Start of Dataset extract

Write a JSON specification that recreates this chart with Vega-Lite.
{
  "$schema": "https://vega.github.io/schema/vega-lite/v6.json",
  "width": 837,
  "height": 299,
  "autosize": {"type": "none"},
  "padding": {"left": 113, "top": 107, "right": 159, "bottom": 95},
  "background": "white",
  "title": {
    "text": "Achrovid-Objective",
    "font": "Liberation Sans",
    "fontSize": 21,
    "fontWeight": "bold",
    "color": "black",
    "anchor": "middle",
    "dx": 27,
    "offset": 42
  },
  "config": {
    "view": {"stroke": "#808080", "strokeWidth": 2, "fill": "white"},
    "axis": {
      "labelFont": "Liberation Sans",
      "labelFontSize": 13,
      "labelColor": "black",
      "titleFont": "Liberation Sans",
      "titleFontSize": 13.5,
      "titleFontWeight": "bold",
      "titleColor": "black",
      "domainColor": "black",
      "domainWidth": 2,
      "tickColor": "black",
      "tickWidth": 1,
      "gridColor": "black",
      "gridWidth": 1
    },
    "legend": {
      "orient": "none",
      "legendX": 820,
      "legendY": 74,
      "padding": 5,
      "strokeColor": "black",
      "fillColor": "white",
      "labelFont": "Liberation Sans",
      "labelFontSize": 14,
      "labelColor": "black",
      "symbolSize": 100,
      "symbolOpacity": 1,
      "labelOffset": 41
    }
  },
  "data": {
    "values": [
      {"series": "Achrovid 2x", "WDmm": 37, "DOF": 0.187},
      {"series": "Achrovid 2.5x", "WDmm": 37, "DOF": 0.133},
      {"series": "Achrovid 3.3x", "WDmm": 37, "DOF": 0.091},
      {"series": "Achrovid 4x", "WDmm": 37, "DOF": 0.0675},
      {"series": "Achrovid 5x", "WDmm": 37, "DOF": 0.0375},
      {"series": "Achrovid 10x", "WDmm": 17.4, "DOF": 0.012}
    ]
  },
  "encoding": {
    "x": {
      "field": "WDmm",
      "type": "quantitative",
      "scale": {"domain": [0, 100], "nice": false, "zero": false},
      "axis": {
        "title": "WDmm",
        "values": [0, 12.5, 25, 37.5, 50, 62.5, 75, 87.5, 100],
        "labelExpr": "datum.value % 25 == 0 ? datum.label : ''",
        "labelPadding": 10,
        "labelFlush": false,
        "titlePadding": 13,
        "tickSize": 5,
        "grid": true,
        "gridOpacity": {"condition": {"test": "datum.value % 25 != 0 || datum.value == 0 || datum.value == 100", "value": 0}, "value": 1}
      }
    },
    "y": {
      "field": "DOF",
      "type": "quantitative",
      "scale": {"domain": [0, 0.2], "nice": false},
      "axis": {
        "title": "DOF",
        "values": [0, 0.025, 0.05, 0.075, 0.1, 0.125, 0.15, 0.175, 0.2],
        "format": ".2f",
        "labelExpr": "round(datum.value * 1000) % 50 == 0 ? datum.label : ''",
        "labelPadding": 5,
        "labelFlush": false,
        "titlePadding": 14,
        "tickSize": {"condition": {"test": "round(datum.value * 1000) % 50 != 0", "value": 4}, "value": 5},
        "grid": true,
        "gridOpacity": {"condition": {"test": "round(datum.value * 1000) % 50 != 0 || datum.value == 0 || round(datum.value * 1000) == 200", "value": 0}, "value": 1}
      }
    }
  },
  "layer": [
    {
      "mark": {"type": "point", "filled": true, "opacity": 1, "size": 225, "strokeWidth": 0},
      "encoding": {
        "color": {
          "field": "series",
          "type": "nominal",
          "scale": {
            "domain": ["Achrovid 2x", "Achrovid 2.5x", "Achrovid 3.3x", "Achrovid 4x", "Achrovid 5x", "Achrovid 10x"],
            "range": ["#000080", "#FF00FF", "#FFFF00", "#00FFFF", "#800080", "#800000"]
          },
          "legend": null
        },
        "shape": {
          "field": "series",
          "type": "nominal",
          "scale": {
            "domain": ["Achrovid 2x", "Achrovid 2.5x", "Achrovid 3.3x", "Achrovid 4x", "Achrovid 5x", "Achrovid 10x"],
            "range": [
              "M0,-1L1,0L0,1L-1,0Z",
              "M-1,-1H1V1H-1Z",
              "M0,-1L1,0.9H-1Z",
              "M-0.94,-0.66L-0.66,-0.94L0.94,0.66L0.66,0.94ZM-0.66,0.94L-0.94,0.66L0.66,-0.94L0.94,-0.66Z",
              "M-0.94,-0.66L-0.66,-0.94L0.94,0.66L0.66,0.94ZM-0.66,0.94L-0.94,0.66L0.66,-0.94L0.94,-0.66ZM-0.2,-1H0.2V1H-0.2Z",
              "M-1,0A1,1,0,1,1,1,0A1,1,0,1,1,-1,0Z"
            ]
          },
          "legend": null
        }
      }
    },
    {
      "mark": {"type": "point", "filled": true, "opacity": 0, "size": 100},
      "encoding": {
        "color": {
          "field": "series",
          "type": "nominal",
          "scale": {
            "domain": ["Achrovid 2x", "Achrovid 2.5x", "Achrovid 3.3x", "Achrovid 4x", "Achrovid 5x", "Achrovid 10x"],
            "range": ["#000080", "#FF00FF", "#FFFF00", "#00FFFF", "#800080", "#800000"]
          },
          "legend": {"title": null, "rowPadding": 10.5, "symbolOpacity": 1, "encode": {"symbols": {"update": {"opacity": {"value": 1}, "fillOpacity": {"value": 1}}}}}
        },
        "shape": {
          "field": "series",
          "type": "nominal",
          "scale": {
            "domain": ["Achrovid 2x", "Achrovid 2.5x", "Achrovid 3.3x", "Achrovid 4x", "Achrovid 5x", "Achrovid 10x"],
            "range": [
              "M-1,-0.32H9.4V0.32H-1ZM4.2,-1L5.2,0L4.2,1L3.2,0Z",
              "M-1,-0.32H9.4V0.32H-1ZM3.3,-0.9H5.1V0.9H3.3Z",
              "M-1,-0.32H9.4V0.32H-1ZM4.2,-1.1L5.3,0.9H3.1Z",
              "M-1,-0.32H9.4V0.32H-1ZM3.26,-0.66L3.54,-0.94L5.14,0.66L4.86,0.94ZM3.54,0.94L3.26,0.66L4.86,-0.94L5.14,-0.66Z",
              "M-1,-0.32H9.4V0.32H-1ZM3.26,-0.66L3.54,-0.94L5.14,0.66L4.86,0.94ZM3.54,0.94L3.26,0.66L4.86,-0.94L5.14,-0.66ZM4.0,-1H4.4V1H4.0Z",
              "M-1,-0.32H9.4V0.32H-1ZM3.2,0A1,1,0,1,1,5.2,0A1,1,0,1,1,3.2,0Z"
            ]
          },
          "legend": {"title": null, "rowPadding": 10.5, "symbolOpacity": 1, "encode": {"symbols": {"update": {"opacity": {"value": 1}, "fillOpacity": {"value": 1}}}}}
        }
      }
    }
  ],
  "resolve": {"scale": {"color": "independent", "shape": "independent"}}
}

End of Dataset extract

Required task:
Write out the data again, exactly and in full.

Solution for this task:
Write a JSON specification that recreates this chart with Vega-Lite.
{
  "$schema": "https://vega.github.io/schema/vega-lite/v6.json",
  "width": 837,
  "height": 299,
  "autosize": {"type": "none"},
  "padding": {"left": 113, "top": 107, "right": 159, "bottom": 95},
  "background": "white",
  "title": {
    "text": "Achrovid-Objective",
    "font": "Liberation Sans",
    "fontSize": 21,
    "fontWeight": "bold",
    "color": "black",
    "anchor": "middle",
    "dx": 27,
    "offset": 42
  },
  "config": {
    "view": {"stroke": "#808080", "strokeWidth": 2, "fill": "white"},
    "axis": {
      "labelFont": "Liberation Sans",
      "labelFontSize": 13,
      "labelColor": "black",
      "titleFont": "Liberation Sans",
      "titleFontSize": 13.5,
      "titleFontWeight": "bold",
      "titleColor": "black",
      "domainColor": "black",
      "domainWidth": 2,
      "tickColor": "black",
      "tickWidth": 1,
      "gridColor": "black",
      "gridWidth": 1
    },
    "legend": {
      "orient": "none",
      "legendX": 820,
      "legendY": 74,
      "padding": 5,
      "strokeColor": "black",
      "fillColor": "white",
      "labelFont": "Liberation Sans",
      "labelFontSize": 14,
      "labelColor": "black",
      "symbolSize": 100,
      "symbolOpacity": 1,
      "labelOffset": 41
    }
  },
  "data": {
    "values": [
      {"series": "Achrovid 2x", "WDmm": 37, "DOF": 0.187},
      {"series": "Achrovid 2.5x", "WDmm": 37, "DOF": 0.133},
      {"series": "Achrovid 3.3x", "WDmm": 37, "DOF": 0.091},
      {"series": "Achrovid 4x", "WDmm": 37, "DOF": 0.0675},
      {"series": "Achrovid 5x", "WDmm": 37, "DOF": 0.0375},
      {"series": "Achrovid 10x", "WDmm": 17.4, "DOF": 0.012}
    ]
  },
  "encoding": {
    "x": {
      "field": "WDmm",
      "type": "quantitative",
      "scale": {"domain": [0, 100], "nice": false, "zero": false},
      "axis": {
        "title": "WDmm",
        "values": [0, 12.5, 25, 37.5, 50, 62.5, 75, 87.5, 100],
        "labelExpr": "datum.value % 25 == 0 ? datum.label : ''",
        "labelPadding": 10,
        "labelFlush": false,
        "titlePadding": 13,
        "tickSize": 5,
        "grid": true,
        "gridOpacity": {"condition": {"test": "datum.value % 25 != 0 || datum.value == 0 || datum.value == 100", "value": 0}, "value": 1}
      }
    },
    "y": {
      "field": "DOF",
      "type": "quantitative",
      "scale": {"domain": [0, 0.2], "nice": false},
      "axis": {
        "title": "DOF",
        "values": [0, 0.025, 0.05, 0.075, 0.1, 0.125, 0.15, 0.175, 0.2],
        "format": ".2f",
        "labelExpr": "round(datum.value * 1000) % 50 == 0 ? datum.label : ''",
        "labelPadding": 5,
        "labelFlush": false,
        "titlePadding": 14,
        "tickSize": {"condition": {"test": "round(datum.value * 1000) % 50 != 0", "value": 4}, "value": 5},
        "grid": true,
        "gridOpacity": {"condition": {"test": "round(datum.value * 1000) % 50 != 0 || datum.value == 0 || round(datum.value * 1000) == 200", "value": 0}, "value": 1}
      }
    }
  },
  "layer": [
    {
      "mark": {"type": "point", "filled": true, "opacity": 1, "size": 225, "strokeWidth": 0},
      "encoding": {
        "color": {
          "field": "series",
          "type": "nominal",
          "scale": {
            "domain": ["Achrovid 2x", "Achrovid 2.5x", "Achrovid 3.3x", "Achrovid 4x", "Achrovid 5x", "Achrovid 10x"],
            "range": ["#000080", "#FF00FF", "#FFFF00", "#00FFFF", "#800080", "#800000"]
          },
          "legend": null
        },
        "shape": {
          "field": "series",
          "type": "nominal",
          "scale": {
            "domain": ["Achrovid 2x", "Achrovid 2.5x", "Achrovid 3.3x", "Achrovid 4x", "Achrovid 5x", "Achrovid 10x"],
            "range": [
              "M0,-1L1,0L0,1L-1,0Z",
              "M-1,-1H1V1H-1Z",
              "M0,-1L1,0.9H-1Z",
              "M-0.94,-0.66L-0.66,-0.94L0.94,0.66L0.66,0.94ZM-0.66,0.94L-0.94,0.66L0.66,-0.94L0.94,-0.66Z",
              "M-0.94,-0.66L-0.66,-0.94L0.94,0.66L0.66,0.94ZM-0.66,0.94L-0.94,0.66L0.66,-0.94L0.94,-0.66ZM-0.2,-1H0.2V1H-0.2Z",
              "M-1,0A1,1,0,1,1,1,0A1,1,0,1,1,-1,0Z"
            ]
          },
          "legend": null
        }
      }
    },
    {
      "mark": {"type": "point", "filled": true, "opacity": 0, "size": 100},
      "encoding": {
        "color": {
          "field": "series",
          "type": "nominal",
          "scale": {
            "domain": ["Achrovid 2x", "Achrovid 2.5x", "Achrovid 3.3x", "Achrovid 4x", "Achrovid 5x", "Achrovid 10x"],
            "range": ["#000080", "#FF00FF", "#FFFF00", "#00FFFF", "#800080", "#800000"]
          },
          "legend": {"title": null, "rowPadding": 10.5, "symbolOpacity": 1, "encode": {"symbols": {"update": {"opacity": {"value": 1}, "fillOpacity": {"value": 1}}}}}
        },
        "shape": {
          "field": "series",
          "type": "nominal",
          "scale": {
            "domain": ["Achrovid 2x", "Achrovid 2.5x", "Achrovid 3.3x", "Achrovid 4x", "Achrovid 5x", "Achrovid 10x"],
            "range": [
              "M-1,-0.32H9.4V0.32H-1ZM4.2,-1L5.2,0L4.2,1L3.2,0Z",
              "M-1,-0.32H9.4V0.32H-1ZM3.3,-0.9H5.1V0.9H3.3Z",
              "M-1,-0.32H9.4V0.32H-1ZM4.2,-1.1L5.3,0.9H3.1Z",
              "M-1,-0.32H9.4V0.32H-1ZM3.26,-0.66L3.54,-0.94L5.14,0.66L4.86,0.94ZM3.54,0.94L3.26,0.66L4.86,-0.94L5.14,-0.66Z",
              "M-1,-0.32H9.4V0.32H-1ZM3.26,-0.66L3.54,-0.94L5.14,0.66L4.86,0.94ZM3.54,0.94L3.26,0.66L4.86,-0.94L5.14,-0.66ZM4.0,-1H4.4V1H4.0Z",
              "M-1,-0.32H9.4V0.32H-1ZM3.2,0A1,1,0,1,1,5.2,0A1,1,0,1,1,3.2,0Z"
            ]
          },
          "legend": {"title": null, "rowPadding": 10.5, "symbolOpacity": 1, "encode": {"symbols": {"update": {"opacity": {"value": 1}, "fillOpacity": {"value": 1}}}}}
        }
      }
    }
  ],
  "resolve": {"scale": {"color": "independent", "shape": "independent"}}
}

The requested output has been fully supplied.